Henrique Autran Dourado, diretor da Escola Municipal de Música de São Paulo, de onde saiu Roberto Minczuk, diz que a Osesp “é o espelho da sociedade brasileira: autoritária, personalista e sem participação do andar de baixo”, e completa: “O Neschling transformou a orquestra em um projeto pessoal. E aquilo é uma fundação. Não pode ter dono”. Carlos Augusto Calil concorda: “Não conheço nada igual no Brasil. Ele é inamovível: define as condições, o salário e o tempo do contrato. Só sai de lá por iniciativa própria. Acho que esse assunto está morto”. Nem tanto: em dezembro, os boatos sobre a saída de Neschling se intensificaram. No governo paulista, se discutia uma saída gradual e negociada: dar a ele um cargo honorífico. Entre os músicos, começou a circular a idéia de uma possível sucessão internacional. O contrabaixista Jefferson Collacico, presidente da associação, disse que a orquestra “não precisa alavancar ninguém. Precisa que alguém a alavanque, como o Nesch-ling fez. Queremos um puro-sangue”.
Para Fernando Henrique Cardoso, “ninguém é inamovível e o conselho não está impermeável a, no futuro, mudar. Vamos dar ao maestro o estímulo necessário para que ele conduza a orquestra, sabendo, no entanto, que não é eterno. Mas isso não significa que vamos romper o contrato”. Citando o próprio exemplo, filosofou: “Quem está em cima tem que calcular qual é o momento de renovação. Uma boa liderança não é aquela que se perpetua, mas uma que, ao sair, deixa saudade”.
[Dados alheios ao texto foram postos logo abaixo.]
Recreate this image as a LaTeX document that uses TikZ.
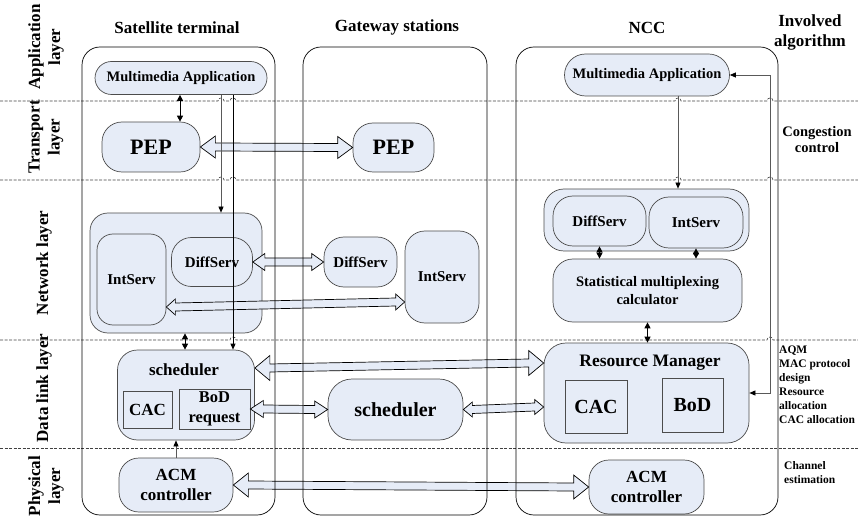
\documentclass[tikz,border=0pt]{standalone}
\usepackage{fontspec}
\setmainfont{Liberation Serif}
\usetikzlibrary{arrows.meta,calc}
\definecolor{boxfill}{HTML}{E6ECF7}
\newcommand{\fs}[2]{\bfseries\fontsize{#1}{#2}\selectfont}
\newcommand{\fatarrow}[4]{%
  \draw[fatline] let \p1=#1, \p2=#2 in
    (\x1,\y1) -- (\x1+#4,\y1+#3) -- (\x1+#4,\y1+4) -- (\x2-#4,\y2+4)
    -- (\x2-#4,\y2+#3) -- (\x2,\y2) -- (\x2-#4,\y2-#3) -- (\x2-#4,\y2-4)
    -- (\x1+#4,\y1-4) -- (\x1+#4,\y1-#3) -- cycle;}
\tikzset{
  box/.style={draw=black!70, fill=boxfill, line width=0.7pt, rounded corners=#1, inner sep=0pt, align=center},
  box/.default=18pt,
  sqbox/.style={draw=black!70, fill=boxfill, line width=0.7pt, inner sep=0pt, align=center},
  tier/.style={draw, line width=0.7pt, rounded corners=18pt, minimum height=468pt},
  layername/.style={rotate=90, font=\fs{17}{20}, align=center},
  layerline/.style={black!75, line width=0.6pt, dash pattern=on 3pt off 1.5pt},
  fatline/.style={draw=black, fill=boxfill, line width=0.7pt, line join=miter},
  feed/.style={line width=0.7pt, -{Triangle[length=6pt,width=5pt,color=black]}},
  twoway/.style={line width=1pt, {Triangle[length=6pt,width=6pt]}-{Triangle[length=6pt,width=6pt]}},
}
\begin{document}
\begin{tikzpicture}[x=1pt,y=-1pt]
\useasboundingbox (0,0) rectangle (858,518);

\node[font=\fs{17}{20}] (stt) at (177,28) {Satellite terminal};
\node[font=\fs{17}{20}] (gwt) at (397,27) {Gateway stations};
\node[font=\fs{17}{20}] (nct) at (647,28) {NCC};
\node[font=\fs{17}{20}, align=center] (alg) at (810,32) {Involved\\algorithm};

\node[layername] (app) at (46,47) {Application\\layer};
\node[layername] (trn) at (46,137) {Transport\\layer};
\node[layername] (net) at (44,263) {Network layer};
\node[layername] (dll) at (44,388) {Data link layer};
\node[layername] (phy) at (46,486) {Physical\\layer};

\draw[layerline] (0,101) foreach \hx in {221,233,678,770} { -- (\hx-3,101) .. controls (\hx-3,97) and (\hx+3,97) .. (\hx+3,101) } -- (858,101);
\draw[layerline] (0,180) foreach \hx in {221,233,678,770} { -- (\hx-3,180) .. controls (\hx-3,176) and (\hx+3,176) .. (\hx+3,180) } -- (858,180);
\draw[layerline] (0,340) foreach \hx in {233,770} { -- (\hx-3,340) .. controls (\hx-3,336) and (\hx+3,336) .. (\hx+3,340) } -- (858,340);
\draw[layerline] (0,448) -- (858,448);

\node[box=16.5pt, minimum width=172pt, minimum height=33pt, font=\fs{14.5}{16}] (mm1) at (181,78) {Multimedia Application};
\node[box=20pt, minimum width=98pt, minimum height=50pt, font=\fs{22}{24}] (pep1) at (151,147) {PEP};
\node[box, minimum width=172pt, minimum height=120pt] (net1) at (176,273) {};
\node[box=16pt, minimum width=69pt, minimum height=91pt, font=\fs{15}{17}] (is1) at (131.5,279.5) {IntServ};
\node[box=20pt, minimum width=81pt, minimum height=49pt, font=\fs{15}{17}] (ds1) at (212,262) {DiffServ};
\node[box=20pt, minimum width=137pt, minimum height=90pt] (sch1) at (186,395) {};
\node[font=\fs{17}{20}] (sch1t) at (184,370) {scheduler};
\node[sqbox, minimum width=49pt, minimum height=37pt, font=\fs{17}{20}] (cac1) at (147.5,409.5) {CAC};
\node[sqbox, minimum width=71pt, minimum height=40pt, font=\fs{16.5}{20}] (bod1) at (214.5,409) {BoD\\request};
\node[box=20pt, minimum width=114pt, minimum height=54pt, font=\fs{17}{20}] (acm1) at (176,485) {ACM\\controller};

\node[box=20pt, minimum width=81pt, minimum height=49pt, font=\fs{22}{24}] (pep2) at (393.5,147.5) {PEP};
\node[box=20pt, minimum width=73pt, minimum height=50pt, font=\fs{15}{17}] (ds2) at (360.5,262) {DiffServ};
\node[box=20pt, minimum width=74pt, minimum height=92pt, font=\fs{15}{17}] (is2) at (442,277) {IntServ};
\node[box=24pt, minimum width=135pt, minimum height=61pt, font=\fs{20}{24}] (sch2) at (395.5,409.5) {scheduler};

\node[box=21pt, minimum width=165pt, minimum height=42pt, font=\fs{14.5}{16}] (mm3) at (647,75) {Multimedia Application};
\node[box=20pt, minimum width=205pt, minimum height=62pt] (dsis) at (646.5,220) {};
\node[box=20pt, minimum width=93pt, minimum height=50pt, font=\fs{15}{17}] (ds3) at (599.5,221) {DiffServ};
\node[box=20pt, minimum width=94pt, minimum height=51pt, font=\fs{15}{17}] (is3) at (696,222.5) {IntServ};
\node[box=20pt, minimum width=189pt, minimum height=63pt, font=\fs{14.5}{18}] (sm) at (647.5,290.5) {Statistical multiplexing\\calculator};
\node[box=22pt, minimum width=205pt, minimum height=100pt] (rm) at (646.5,393) {};
\node[font=\fs{17.5}{20}] (rmt) at (650,363) {Resource Manager};
\node[sqbox, minimum width=62pt, minimum height=53pt, font=\fs{20}{24}] (cac3) at (596,406.5) {CAC};
\node[sqbox, minimum width=61pt, minimum height=54pt, font=\fs{20}{24}] (bod3) at (692.5,405) {BoD};
\node[box=20pt, minimum width=115pt, minimum height=54pt, font=\fs{17}{20}] (acm3) at (646.5,487) {ACM\\controller};

\node[font=\fs{14.5}{15.5}, align=center] (cc) at (817,139.5) {Congestion\\control};
\node[font=\fs{11.5}{14}, align=left, anchor=north west, inner sep=0pt] (mac) at (779,346) {AQM\\MAC protocol\\design\\Resource\\allocation\\CAC allocation};
\node[font=\fs{11.5}{14}, align=left, anchor=north west, inner sep=0pt] (ce) at (784,461) {Channel\\estimation};

\fatarrow{(pep1.east)}{(pep2.west)}{11}{15}
\fatarrow{(ds1.east)}{(ds2.west)}{8.5}{12}
\fatarrow{([yshift=-27.5pt]is1.east)}{([yshift=-25pt]is2.west)}{8}{9}
\fatarrow{([yshift=27pt]sch1.east)}{([yshift=30pt]rm.west)}{12.5}{15}
\fatarrow{(bod1.east)}{(sch2.west)}{8.5}{13}
\fatarrow{(sch2.east)}{([yshift=-14pt]rm.west)}{7.5}{9}
\fatarrow{(acm1.east)}{(acm3.west)}{12}{15}

\draw[feed, black!65] ([xshift=40pt]mm1.south) -- ([xshift=40pt]mm1.south |- net1.north);
\draw[feed] ([xshift=52pt]mm1.south) -- ([xshift=52pt]mm1.south |- sch1.north);
\draw[feed, black!65] ([xshift=31pt]mm3.south) -- ([xshift=31pt]mm3.south |- dsis.north);
\draw[feed, black!65] (acm1.north) -- (acm1.north |- sch1.south);
\draw[black!65, line width=0.7pt, {Triangle[length=6pt,width=5pt,color=black]}-{Triangle[length=6pt,width=5pt,color=black]}] (mm3.east) -- ++(40,0) |- (rm.east);

\draw[twoway] (mm1.south -| 180,0) -- (pep1.north -| 180,0);
\draw[twoway] ([xshift=9pt]net1.south) -- ([xshift=9pt]net1.south |- sch1.north);
\draw[twoway] (ds3.south) -- (ds3.south |- sm.north);
\draw[twoway] (is3.south) -- (is3.south |- sm.north);
\draw[twoway] (sm.south) -- (sm.south |- rm.north);

\node[tier, minimum width=193pt] (st) at (178.5,281) {};
\node[tier, minimum width=184pt] (gw) at (395,281) {};
\node[tier, minimum width=262pt] (ncc) at (647,281) {};
\end{tikzpicture}
\end{document}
Neschling se defende: “Eu não peguei uma orquestra pronta. Eu construí uma orquestra. Alguns músicos aqui até me chamam de pai”. Acomodado em seu gabinete, fez previsões para o futuro: “Espero continuar regendo a Osesp pelos próximos dez anos, mas sei que as coisas não são estáticas. Tudo tem começo, meio e fim. Caso eu saia, meu estilo ainda vai ficar entranhado. Existe uma relação especial entre mim e a orquestra. É uma relação de criador e criatura”.